Staff size. Of course, the ability to outsource pharmacy services means that some organizations might reduce staff. To prevent hospitals from using telepharmacy as a means of cutting employment costs, many states address the issue of staff reduction in their pharmacy laws. Though regulations vary, state pharmacy laws increasingly include policies or—in California’s case—specific language about job protection. Hospitals interested in telepharmacy should see it as a means of enhancing their on-site pharmacists’ time in the hospital, rather than eliminating it.

Level of service. Telepharmacy can free up hospital pharmacists to spend more time with physicians and patients, but it can also have the opposite effect. “By over-utilizing the service, you’re going to miss out on pharmacists being part of the discussion with the physician or nurse or whoever they’re working with,” Braithwaite says. “Having someone primarily remote [means] they would miss out on discussions that take place bedside or within hospital walls.”

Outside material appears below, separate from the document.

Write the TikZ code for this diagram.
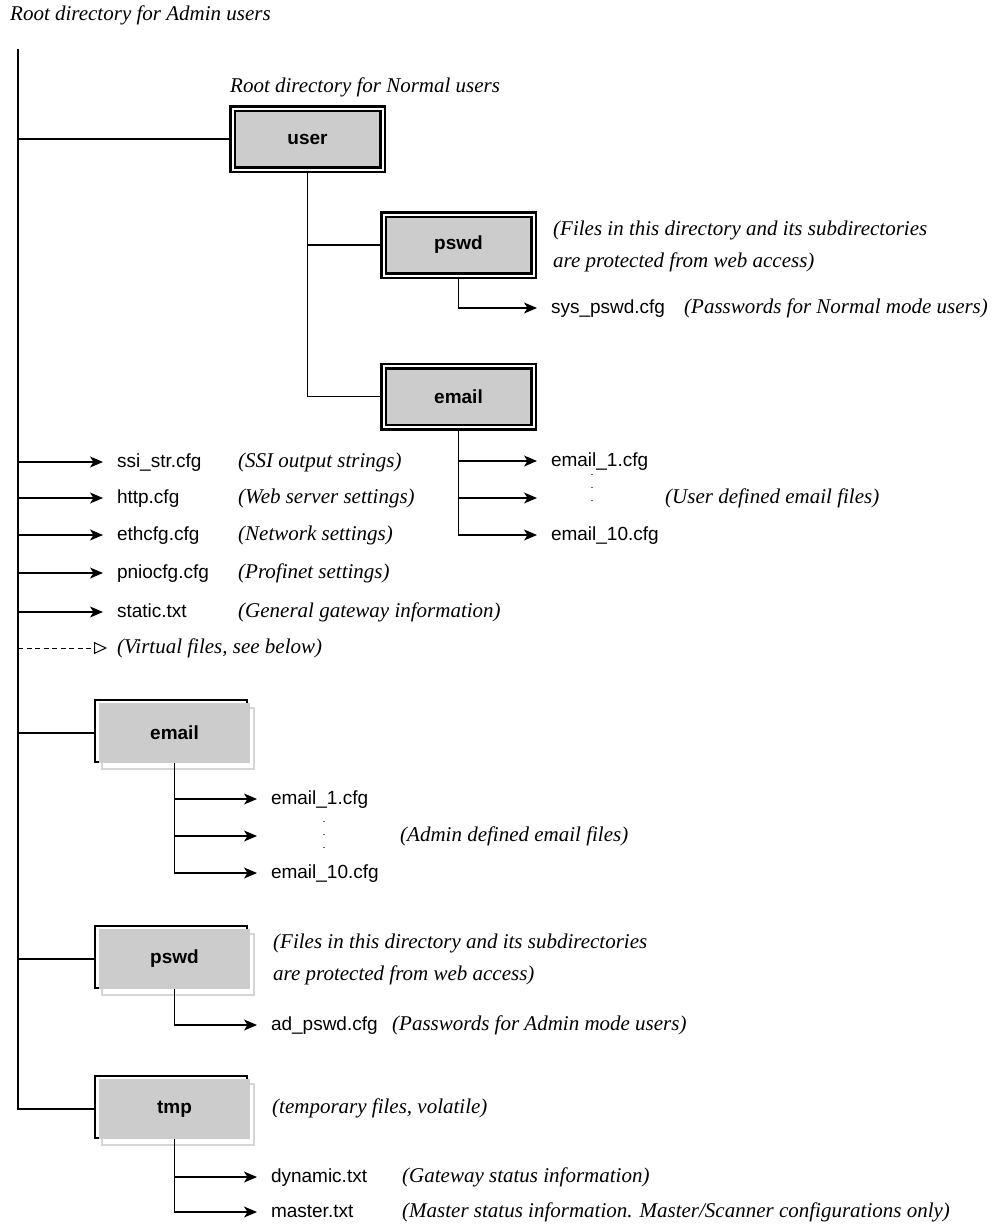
\documentclass[tikz,border=0pt]{standalone}
\usepackage{fontspec}
\setmainfont{Liberation Serif}
\setsansfont{Liberation Sans}
\usetikzlibrary{arrows.meta}
\definecolor{dirgrey}{RGB}{204,204,204}
\definecolor{shadowgrey}{RGB}{214,214,214}
\tikzset{
	tree/.style={line width=1.3pt},
	fileto/.style={tree, -{Stealth[length=13pt,width=11pt,inset=3.5pt]}},
	virtto/.style={line width=1pt, dash pattern=on 5pt off 3.5pt, -{Triangle[open,length=13pt,width=12pt]}},
	udir/.style={draw, line width=2.5pt, double=white, double distance=2pt, fill=dirgrey, minimum width=150pt, minimum height=61pt, inner sep=0pt, outer sep=3.5pt, font=\sffamily\bfseries\fontsize{19}{19}\selectfont},
	adir/.style={fill=dirgrey, minimum width=151pt, minimum height=60pt, inner sep=0pt, outer xsep=4pt, outer ysep=0pt, font=\sffamily\bfseries\fontsize{19}{19}\selectfont},
	adirback/.style={draw, line width=1.2pt},
	adirshadow/.style={draw=shadowgrey, fill=white, line width=1.2pt},
	file/.style={anchor=west, inner xsep=14pt, inner ysep=1pt, outer sep=0pt, text height=14pt, text depth=4pt, font=\sffamily\fontsize{19}{22}\selectfont},
	note/.style={anchor=west, inner sep=0pt, align=left, font=\itshape\fontsize{21}{32}\selectfont},
	fewdots/.style={line width=1.3pt, black!60, dash pattern=on 1pt off 12pt}
}
% admin directory box: name, top, label
\def\admindir#1#2#3{
	\draw[adirshadow] (102,#2+8) rectangle (254,#2+69);
	\draw[adirback] (95,#2) rectangle (247,#2+62);
	\node[adir] (#1) at (174.5,#2+33) {#3};
}
\begin{document}
\begin{tikzpicture}[x=1pt, y=-1pt]
	%%%%% START %%%%%
	\useasboundingbox (0,0) rectangle (996,1224);
	
	\node[note] (admroot) at (10,15) {Root directory for Admin users};
	\coordinate (top) at (18,49);
	\node[note] (usrroot) at (230,87) {Root directory for Normal users};
	
	% normal user tree
	\node[udir] (user) at (307.5,139) {user};
	\node[udir] (upswd) at (458.5,245) {pswd};
	\node[udir] (uemail) at (458.5,396.5) {email};
	
	\node[note] (upswdnote) at (553,246) {(Files in this directory and its subdirectories\\are protected from web access)};
	\node[file] (syspswd) at (537,308) {sys\_pswd.cfg};
	\node[note] (syspswdnote) at (684,308) {(Passwords for Normal mode users)};
	
	\node[file] (uemail1) at (537,461) {email\_1.cfg};
	\coordinate (uemaildots) at (537,498);
	\node[file] (uemail10) at (537,535) {email\_10.cfg};
	\node[note] (uemailnote) at (665,498) {(User defined email files)};
	\draw[fewdots] (592,474) -- (592,512);
	
	% files in root
	\node[file] (ssi) at (103,462) {ssi\_str.cfg};
	\node[file] (http) at (103,498) {http.cfg};
	\node[file] (eth) at (103,535) {ethcfg.cfg};
	\node[file] (pnio) at (103,573) {pniocfg.cfg};
	\node[file] (static) at (103,612) {static.txt};
	\node[note] (ssinote) at (238,462) {(SSI output strings)};
	\node[note] (httpnote) at (238,498) {(Web server settings)};
	\node[note] (ethnote) at (238,535) {(Network settings)};
	\node[note] (pnionote) at (238,573) {(Profinet settings)};
	\node[note] (staticnote) at (238,612) {(General gateway information)};
	\node[note, inner xsep=10pt] (virt) at (107,648) {(Virtual files, see below)};
	
	% admin tree
	\admindir{aemail}{700}{email}
	\admindir{apswd}{926}{pswd}
	\admindir{atmp}{1076}{tmp}
	
	\node[file] (aemail1) at (257,799) {email\_1.cfg};
	\coordinate (aemaildots) at (257,836);
	\node[file] (aemail10) at (257,873) {email\_10.cfg};
	\node[note] (aemailnote) at (400,836) {(Admin defined email files)};
	\draw[fewdots] (324,821) -- (324,852);
	
	\node[note] (apswdnote) at (273,959) {(Files in this directory and its subdirectories\\are protected from web access)};
	\node[file] (adpswd) at (257,1025) {ad\_pswd.cfg};
	\node[note] (adpswdnote) at (392,1025) {(Passwords for Admin mode users)};
	
	\node[note] (atmpnote) at (272,1108) {(temporary files, volatile)};
	\node[file] (dyn) at (257,1177) {dynamic.txt};
	\node[note] (dynnote) at (402,1177) {(Gateway status information)};
	\node[file] (master) at (257,1212) {master.txt};
	\node[note] (masternote) at (402,1212) {(Master status information. Master/Scanner configurations only)};
	
	% connectors
	\draw[tree] (top) |- (atmp.west);
	\draw[tree] (top |- user.west) -- (user.west);
	\draw[tree] (user.south) |- (upswd.west);
	\draw[tree] (user.south) |- (uemail.west);
	\draw[fileto] (upswd.south) |- (syspswd.west);
	\foreach \f in {uemail1.west,uemaildots,uemail10.west}
		\draw[fileto] (uemail.south) |- (\f);
	
	\foreach \f in {ssi,http,eth,pnio,static}
		\draw[fileto] (top |- \f.west) -- (\f.west);
	\draw[virtto] (top |- virt.west) -- (virt.west);
	
	\foreach \d in {aemail,apswd}
		\draw[tree] (top |- \d.west) -- (\d.west);
	\foreach \f in {aemail1.west,aemaildots,aemail10.west}
		\draw[fileto] (aemail.south) |- (\f);
	\draw[fileto] (apswd.south) |- (adpswd.west);
	\draw[fileto] (atmp.south) |- (dyn.west);
	\draw[fileto] (atmp.south) |- (master.west);
	
	%%%%% END %%%%%
\end{tikzpicture}
\end{document}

Appropriate training. As Braithwaite discovered, training pharmacists in skills specific to their work setting is an essential piece of telepharmacy’s success. Retail pharmacists are knowledgeable about different areas than hospital pharmacists; likewise, a pharmacist in a clinic has different skills than one in a hospital. With thorough training, however, pharmacists with a range of experiences can succeed in a remote capacity.

Looking to the Future

One unforeseen benefit of telepharmacy and remote verification services is the improvement in standardization. Because telepharmacists might be working with dozens of hospitals at a time, hospitals have had to standardize how they practice medicine—something that will continue as the industry evolves.

“Anytime you can standardize the way you go about taking care of patients, you reduce variability. It’s the variation that can lead to worse outcomes,” Braithwaite says. “From a technology standpoint, telepharmacy has allowed us to go back and look at how we can mitigate errors that might have occurred previously.”

Despite remaining challenges and pain points, telepharmacy makes services possible that—even 20 years ago—hospitals would have gone without. Thanks to these remote services, patients in rural and underserved areas can now access specialized, 24-hour care. The proliferation of telepharmacy illustrates one more way that technology empowers human connection.